WHAT TO DO: Copy exactly, and only, the lines below from the first through the one containing "2.20, 2.19, 2.18]", both included; pictures are omitted.

PROVIDED DATA:

== == ==

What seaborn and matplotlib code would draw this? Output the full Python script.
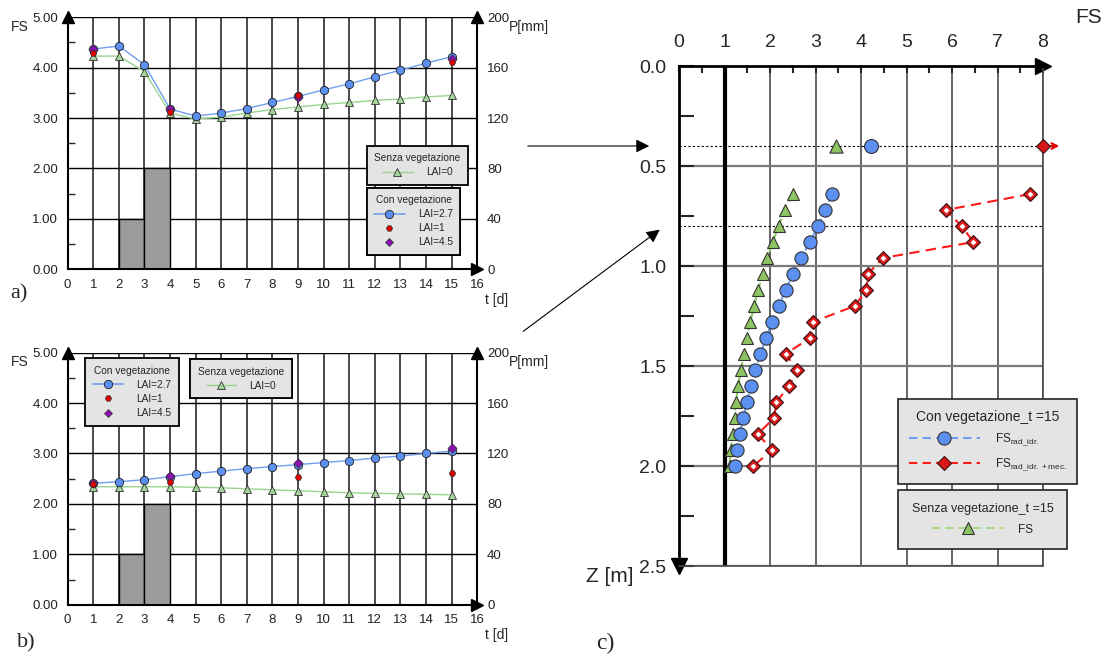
import numpy as np
import matplotlib
matplotlib.use("Agg")
import matplotlib.pyplot as plt
from matplotlib.lines import Line2D
import seaborn as sns

# ---- a) / b) : FS vs time (t = 1..15 days) ----
days = [1, 2, 3, 4, 5, 6, 7, 8, 9, 10, 11, 12, 13, 14, 15]
fs_a_lai27 = [4.37, 4.43, 4.06, 3.18, 3.04, 3.10, 3.19, 3.31, 3.43, 3.56, 3.68, 3.82, 3.95, 4.09, 4.22]
fs_a_lai0 = [4.23, 4.23, 3.92, 3.10, 2.98, 3.02, 3.10, 3.17, 3.22, 3.27, 3.31, 3.35, 3.38, 3.42, 3.45]
fs_b_lai27 = [2.41, 2.44, 2.48, 2.54, 2.60, 2.65, 2.70, 2.74, 2.78, 2.82, 2.86, 2.91, 2.95, 3.00, 3.05]
fs_b_lai0 = [2.34, 2.34, 2.34, 2.34, 2.33, 2.32, 2.30, 2.28, 2.26, 2.24, 2.22, 2.21, 2.20, 2.19, 2.18]

days_sparse = [1, 4, 9, 15]
fs_a_lai1 = [4.30, 3.13, 3.45, 4.11]
fs_a_lai45 = [4.37, 3.19, 3.41, 4.17]
fs_b_lai1 = [2.39, 2.44, 2.53, 2.61]
fs_b_lai45 = [2.42, 2.55, 2.82, 3.11]

# rainfall P [mm] (bars from day start)
rain_start = [2, 3]
rain_mm = [40, 80]

# ---- c) : FS profile vs depth at t = 15 ----
depth = [0.64, 0.72, 0.80, 0.88, 0.96, 1.04, 1.12, 1.20, 1.28,
         1.36, 1.44, 1.52, 1.60, 1.68, 1.76, 1.84, 1.92, 2.00]
fs_c_idr = [3.36, 3.21, 3.06, 2.87, 2.69, 2.51, 2.34, 2.19, 2.05,
            1.91, 1.79, 1.68, 1.58, 1.49, 1.41, 1.34, 1.27, 1.22]
fs_c_mec = [7.72, 5.86, 6.21, 6.47, 4.48, 4.15, 4.12, 3.86, 2.94,
            2.88, 2.34, 2.60, 2.42, 2.14, 2.09, 1.73, 2.05, 1.63]
fs_c_noveg = [2.50, 2.32, 2.19, 2.06, 1.94, 1.84, 1.74, 1.65, 1.57,
              1.49, 1.43, 1.36, 1.30, 1.25, 1.22, 1.18, 1.14, 1.11]
depth_top = [0.4]
fs_top_idr = [4.23]
fs_top_mec = [8.0]
fs_top_noveg = [3.46]

sns.set_style("white")
plt.rcParams["font.family"] = ["Liberation Sans", "DejaVu Sans"]
plt.rcParams["mathtext.fontset"] = "custom"
plt.rcParams["mathtext.rm"] = "Liberation Sans"

BLUE_LINE = "#6f9ff0"
BLUE_FACE = "#5b8ff0"
GREEN_LINE = "#9ad48f"
GREEN_FACE = "#a6d49a"
LEG_FACE = "#e4e4e4"

fig = plt.figure(figsize=(11.11, 6.57), dpi=100)


def time_panel(rect, fs27, fs0, fs1, fs45, tag, tag_xy, legends):
    axp = fig.add_axes(rect)
    axf = axp.twinx()
    axp.yaxis.tick_right()
    axf.yaxis.tick_left()

    # rainfall bars on the P axis (below)
    axp.bar(rain_start, rain_mm, width=1, align="edge", color="#9b9b9b",
            edgecolor="black", linewidth=1, zorder=2)
    axp.set_xlim(0, 16)
    axp.set_ylim(0, 200)
    axp.set_xticks(range(17))
    axp.set_yticks(range(0, 201, 40))
    axp.grid(axis="x", color="#3c3c3c", lw=1.3)
    axp.grid(axis="y", color="black", lw=1)
    axp.set_axisbelow(True)
    axp.tick_params(length=0, labelsize=9.5, colors="#222", pad=7)
    for s in ["left", "bottom", "right"]:
        axp.spines[s].set_color("black")
        axp.spines[s].set_linewidth(1.5)
    axp.spines["top"].set_visible(False)

    # FS series (on top)
    sns.lineplot(x=days, y=fs0, ax=axf, color=GREEN_LINE, lw=1, marker="^",
                 markersize=5.5, markerfacecolor=GREEN_FACE, markeredgecolor="#333",
                 markeredgewidth=0.6, legend=False, zorder=3)
    sns.lineplot(x=days, y=fs27, ax=axf, color=BLUE_LINE, lw=1, marker="o",
                 markersize=6, markerfacecolor=BLUE_FACE, markeredgecolor="#222",
                 markeredgewidth=0.6, legend=False, zorder=4)
    sns.scatterplot(x=days_sparse, y=fs45, ax=axf, marker="D", s=22, color="#8a10b0",
                    edgecolor="#333", linewidth=0.5, legend=False, zorder=5)
    sns.scatterplot(x=days_sparse, y=fs1, ax=axf, marker="H", s=22, color="#e00000",
                    edgecolor="#333", linewidth=0.5, legend=False, zorder=6)
    axf.set_ylim(0, 5)
    axf.set_yticks(range(6))
    axf.set_yticks(np.arange(0.5, 5, 1), minor=True)
    axf.yaxis.set_major_formatter("{x:.2f}")
    axf.tick_params(which="major", length=0, labelsize=9.5, colors="#222", pad=7)
    axf.tick_params(which="minor", direction="in", length=5, width=1, left=True, right=False)
    for s in axf.spines.values():
        s.set_visible(False)

    # axis arrows
    axp.plot([0], [1], marker="^", ms=8, color="k", transform=axp.transAxes, clip_on=False)
    axp.plot([1], [1], marker="^", ms=8, color="k", transform=axp.transAxes, clip_on=False)
    axp.plot([1], [0], marker=">", ms=8, color="k", transform=axp.transAxes, clip_on=False)

    axf.text(-0.118, 0.962, "FS", transform=axf.transAxes, fontsize=10, ha="center", va="center")
    axf.text(1.127, 0.962, "P[mm]", transform=axf.transAxes, fontsize=10, ha="center", va="center")
    axf.text(1.048, -0.122, "t [d]", transform=axf.transAxes, fontsize=10, ha="center", va="center")
    fig.text(tag_xy[0], tag_xy[1], tag, fontsize=16, family="Liberation Serif",
             ha="center", va="center")

    h_lai0 = Line2D([], [], color=GREEN_LINE, lw=1, marker="^", ms=5.5,
                    mfc=GREEN_FACE, mec="#333", mew=0.6)
    h_lai27 = Line2D([], [], color=BLUE_LINE, lw=1.2, marker="o", ms=6,
                     mfc=BLUE_FACE, mec="#222", mew=0.6)
    h_lai1 = Line2D([], [], ls="none", marker="H", ms=4.5, mfc="#e00000", mec="#333", mew=0.5)
    h_lai45 = Line2D([], [], ls="none", marker="D", ms=4.2, mfc="#8a10b0", mec="#333", mew=0.5)
    groups = {
        "senza": ([h_lai0], ["LAI=0"], "Senza vegetazione"),
        "con": ([h_lai27, h_lai1, h_lai45], ["LAI=2.7", "LAI=1", "LAI=4.5"], "Con vegetazione"),
    }
    for key, anchor in legends:
        hs, ls, title = groups[key]
        leg = axf.legend(hs, ls, title=title, loc="upper left", bbox_to_anchor=anchor,
                         bbox_transform=fig.transFigure, fontsize=7.3, title_fontsize=7.3,
                         frameon=True, fancybox=False, facecolor=LEG_FACE, edgecolor="black",
                         framealpha=1, handlelength=3.0, handletextpad=1.3,
                         borderpad=0.75, labelspacing=0.4, numpoints=1, borderaxespad=0)
        leg.get_frame().set_linewidth(1.3)
        leg.set_zorder(10)
        axf.add_artist(leg)
    return axp, axf


time_panel([0.0609, 0.5901, 0.3687, 0.3836], fs_a_lai27, fs_a_lai0, fs_a_lai1, fs_a_lai45,
           "a)", (0.017, 1 - 294 / 657),
           [("senza", (0.330, 1 - 145.7 / 657)), ("con", (0.330, 1 - 187.7 / 657))])
time_panel([0.0609, 0.0796, 0.3687, 0.3836], fs_b_lai27, fs_b_lai0, fs_b_lai1, fs_b_lai45,
           "b)", (0.024, 1 - 643 / 657),
           [("con", (85.3 / 1111, 1 - 358.3 / 657)), ("senza", (190.3 / 1111, 1 - 359 / 657))])

# ---- c) depth profile ----
axc = fig.add_axes([0.6112, 0.1385, 0.3276, 0.761])
axc.set_xlim(0, 8)
axc.set_ylim(2.5, 0)
axc.xaxis.tick_top()
axc.set_xticks(range(9))
axc.set_xticks(np.arange(0.5, 8, 1), minor=True)
axc.set_yticks(np.arange(0, 2.51, 0.5))
axc.set_yticks(np.arange(0.25, 2.5, 0.5), minor=True)
axc.yaxis.set_major_formatter("{x:.1f}")
axc.grid(axis="x", color="#4a4a4a", lw=1.2)
axc.grid(axis="y", color="#7a7a7a", lw=1.6)
axc.set_axisbelow(True)
axc.tick_params(axis="x", which="both", direction="in", length=5, width=1.5,
                top=True, bottom=False, labelsize=14, pad=11)
axc.tick_params(axis="y", which="both", direction="in", length=11, width=1.5,
                left=True, labelsize=14, pad=9)
for s in ["top", "left"]:
    axc.spines[s].set_color("black")
    axc.spines[s].set_linewidth(2)
for s in ["bottom", "right"]:
    axc.spines[s].set_color("#4a4a4a")
    axc.spines[s].set_linewidth(1.2)

axc.axvline(1, color="black", lw=3, zorder=2)
axc.axhline(0.4, color="black", lw=0.8, ls=(0, (2, 2)), zorder=2)
axc.axhline(0.8, color="black", lw=0.8, ls=(0, (2, 2)), zorder=2)

sns.lineplot(x=fs_c_noveg, y=depth, ax=axc, orient="y", estimator=None, color="#8ccf66",
             lw=1.5, ls=(0, (4, 2.5)), marker="^", markersize=9, markerfacecolor="#8dc462",
             markeredgecolor="#333", markeredgewidth=0.8, legend=False, zorder=4)
sns.lineplot(x=fs_c_idr, y=depth, ax=axc, orient="y", estimator=None, color=BLUE_LINE,
             lw=1.5, ls=(0, (4, 2.5)), marker="o", markersize=9.5, markerfacecolor=BLUE_FACE,
             markeredgecolor="#333", markeredgewidth=0.8, legend=False, zorder=5)
sns.lineplot(x=fs_c_mec, y=depth, ax=axc, orient="y", estimator=None, color="#ff1a1a",
             lw=1.5, ls=(0, (5, 3)), marker="D", markersize=7, markerfacecolor="#d81818",
             markeredgecolor="#3a1010", markeredgewidth=0.8, legend=False, zorder=6)
sns.scatterplot(x=fs_c_mec, y=depth, ax=axc, marker="D", s=13, color="white",
                edgecolor="#d81818", linewidth=0.6, legend=False, zorder=7)

sns.scatterplot(x=fs_top_noveg, y=depth_top, ax=axc, marker="^", s=90, color="#8dc462",
                edgecolor="#333", linewidth=0.8, legend=False, zorder=5)
sns.scatterplot(x=fs_top_idr, y=depth_top, ax=axc, marker="o", s=100, color=BLUE_FACE,
                edgecolor="#333", linewidth=0.8, legend=False, zorder=5)
sns.scatterplot(x=fs_top_mec, y=depth_top, ax=axc, marker="D", s=50, color="#d81818",
                edgecolor="#3a1010", linewidth=0.8, legend=False, zorder=6, clip_on=False)
axc.annotate("", xy=(fs_top_mec[0] + 0.42, depth_top[0]), xytext=(fs_top_mec[0], depth_top[0]),
             arrowprops=dict(arrowstyle="->", color="#e00000", lw=1.5), annotation_clip=False)

axc.plot([1], [1], marker=">", ms=11, color="k", transform=axc.transAxes, clip_on=False)
axc.plot([0], [0], marker="v", ms=11, color="k", transform=axc.transAxes, clip_on=False)
axc.set_xlabel("")
axc.set_ylabel("")
axc.text(1.124, 1.098, "FS", transform=axc.transAxes, fontsize=15, ha="center", va="center")
axc.text(-0.19, -0.02, "Z [m]", transform=axc.transAxes, fontsize=15, ha="center", va="center")
fig.text(605 / 1111, 1 - 643 / 657, "c)", fontsize=17, family="Liberation Serif",
         ha="center", va="center")

h_idr = Line2D([], [], color=BLUE_LINE, lw=1.5, ls=(0, (4, 2.5)), marker="o", ms=9.5,
               mfc=BLUE_FACE, mec="#333", mew=0.8)
h_mec = Line2D([], [], color="#ff1a1a", lw=1.5, ls=(0, (4, 2.5)), marker="D", ms=7,
               mfc="#d81818", mec="#3a1010", mew=0.8)
h_fs = Line2D([], [], color="#a8d888", lw=1.5, ls=(0, (4, 2.5)), marker="^", ms=9,
              mfc="#8dc462", mec="#333", mew=0.8)
leg_kw = dict(loc="upper left", bbox_transform=fig.transFigure, fontsize=8.5,
              frameon=True, fancybox=False, facecolor=LEG_FACE,
              edgecolor="#333", framealpha=1, handlelength=6.0, handletextpad=1.3,
              labelspacing=0.7, numpoints=1, borderaxespad=0)
leg_c1 = axc.legend([h_idr, h_mec], [r"FS$_{\rm rad\_idr.}$", r"FS$_{\rm rad\_idr.+mec.}$"],
                    title="Con vegetazione_t =15", title_fontsize=10, borderpad=0.9,
                    bbox_to_anchor=(898.3 / 1111, 1 - 399 / 657), **leg_kw)
leg_c1.get_frame().set_linewidth(1.3)
axc.add_artist(leg_c1)
leg_c2 = axc.legend([h_fs], ["FS"], title="Senza vegetazione_t =15", title_fontsize=9,
                    borderpad=1.15,
                    bbox_to_anchor=(898.3 / 1111, 1 - 489.7 / 657), **leg_kw)
leg_c2.get_frame().set_linewidth(1.3)

# connecting arrows between panels
fig.patches.append(matplotlib.patches.FancyArrowPatch(
    (525 / 1111, 1 - 146 / 657), (652 / 1111, 1 - 146 / 657), transform=fig.transFigure,
    arrowstyle="-|>", mutation_scale=20, color="black", lw=0.8))
fig.patches.append(matplotlib.patches.FancyArrowPatch(
    (521 / 1111, 1 - 333 / 657), (662 / 1111, 1 - 228 / 657), transform=fig.transFigure,
    arrowstyle="-|>", mutation_scale=20, color="black", lw=0.8))

fig.savefig("out.png", dpi=100, facecolor="white")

== == ==

ANSWER IN FULL:
What seaborn and matplotlib code would draw this? Output the full Python script.
import numpy as np
import matplotlib
matplotlib.use("Agg")
import matplotlib.pyplot as plt
from matplotlib.lines import Line2D
import seaborn as sns

# ---- a) / b) : FS vs time (t = 1..15 days) ----
days = [1, 2, 3, 4, 5, 6, 7, 8, 9, 10, 11, 12, 13, 14, 15]
fs_a_lai27 = [4.37, 4.43, 4.06, 3.18, 3.04, 3.10, 3.19, 3.31, 3.43, 3.56, 3.68, 3.82, 3.95, 4.09, 4.22]
fs_a_lai0 = [4.23, 4.23, 3.92, 3.10, 2.98, 3.02, 3.10, 3.17, 3.22, 3.27, 3.31, 3.35, 3.38, 3.42, 3.45]
fs_b_lai27 = [2.41, 2.44, 2.48, 2.54, 2.60, 2.65, 2.70, 2.74, 2.78, 2.82, 2.86, 2.91, 2.95, 3.00, 3.05]
fs_b_lai0 = [2.34, 2.34, 2.34, 2.34, 2.33, 2.32, 2.30, 2.28, 2.26, 2.24, 2.22, 2.21, 2.20, 2.19, 2.18]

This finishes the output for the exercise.